In 2017, psychiatrists at The Royal consulted with 128 transitional youth via telemedicine. 

These young people, between 16 and 24, are at the age of transitioning from child and youth services to adult services. In this time, it’s easy for them to fall through gaps in the health care system. 

Unfortunately, it’s also the period when most young people face a lot of new, intense stressors. 

“Many are going away from their homes, often into the most stressful chapter of their lives,” says Dr. Gail Beck, clinical director for The Royal’s Youth Psychiatry Program.

“You have all these intensified psychosocial stressors, including growing rates of food and housing insecurity. Add mental illness to the mix, along with service gaps, and you have the ingredients for a crisis.”

Thanks in part to a $100,000 donation from the Royal Bank of Canada (RBC), The Royal’s Telemedicine Program’s services for transitional youth expanded by almost 70 per cent.

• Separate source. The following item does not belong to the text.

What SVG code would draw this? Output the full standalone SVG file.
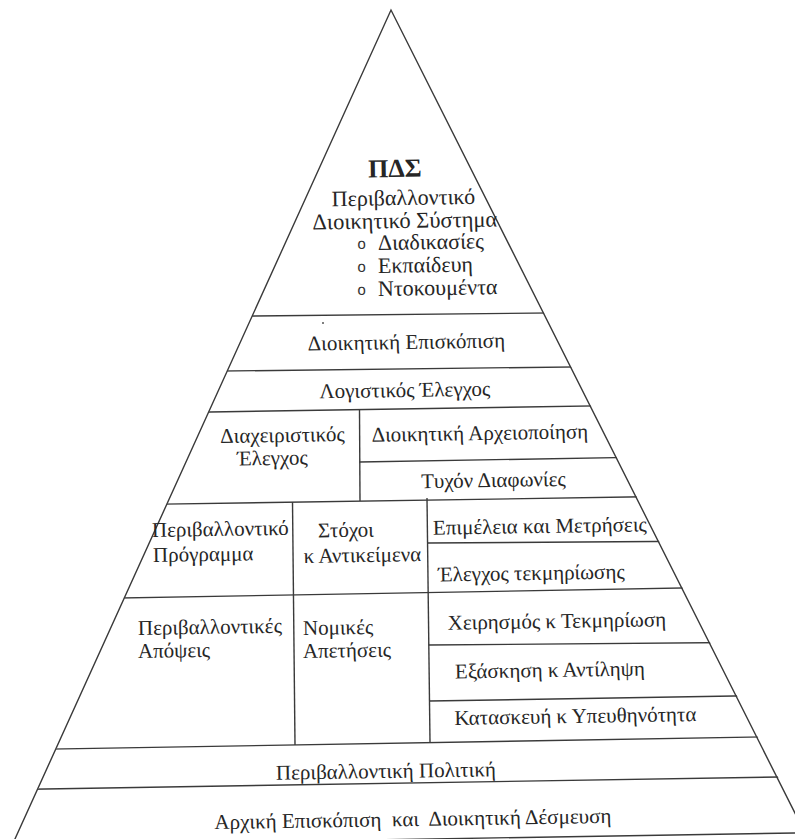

The Royal was able to scale up its partnership with Upstream, which triages referrals from community agencies and serves as the point-of-contact for telemedicine clients in Ottawa. Instead of once a month, it now holds clinics three times each month. 

The Royal also created new transitional youth partnerships with six community partners in outlying communities across the Champlain Region, including Barry’s Bay, Petawawa, Cornwall, and Pembroke. 

This partnership “has made a tremendous difference to our patients,” writes Judy Hill, executive director of the Petawawa Centennial Family Health Centre. 

Dr. Leah Layman-Pleet has experienced this growth firsthand; she has gone from doing one clinic a month for transitional youth to three or four. 

The consultations are meant to provide future direction for the patient and their referring physician. This may mean medication recommendations, or redirection to focused services for specific concerns. 

“Often, though, these young people haven't had a diagnosis or even seen a psychiatrist before, and they’re looking for a better understanding of what's going on,” says Dr. Layman-Pleet. 

So far, feedback from patients has been overwhelmingly positive; all patients who have filled out a survey say that the services were helpful and they would recommend them to a friend or relative.

“Very empathetic doctor. Felt heard – not dismissed,” said one.

“Professionalism. Privacy. Caring about the patient. Don’t change a thing,” said another. 

The service doesn’t just benefit the individual patient, though. It helps build the referring physician’s comfort and ability to care for patients with similar concerns in the future.

“When we write our recommendations, we try to tell the primary care provider why we’re doing what we’re doing,” says Dr. Layman-Pleet.

“If the consultations are written up in a way that the referring doctor knows why the choices were made, it helps more than just the one person we saw.”

With part of the RBC donation, The Royal also developed a six-part education series focused on transitional youth, which has reached more than 200 front line care providers via telemedicine. Half of the sessions focused on substance use among young people — something especially relevant because 70 per cent of young people seen at The Royal for mental health issues also use drugs.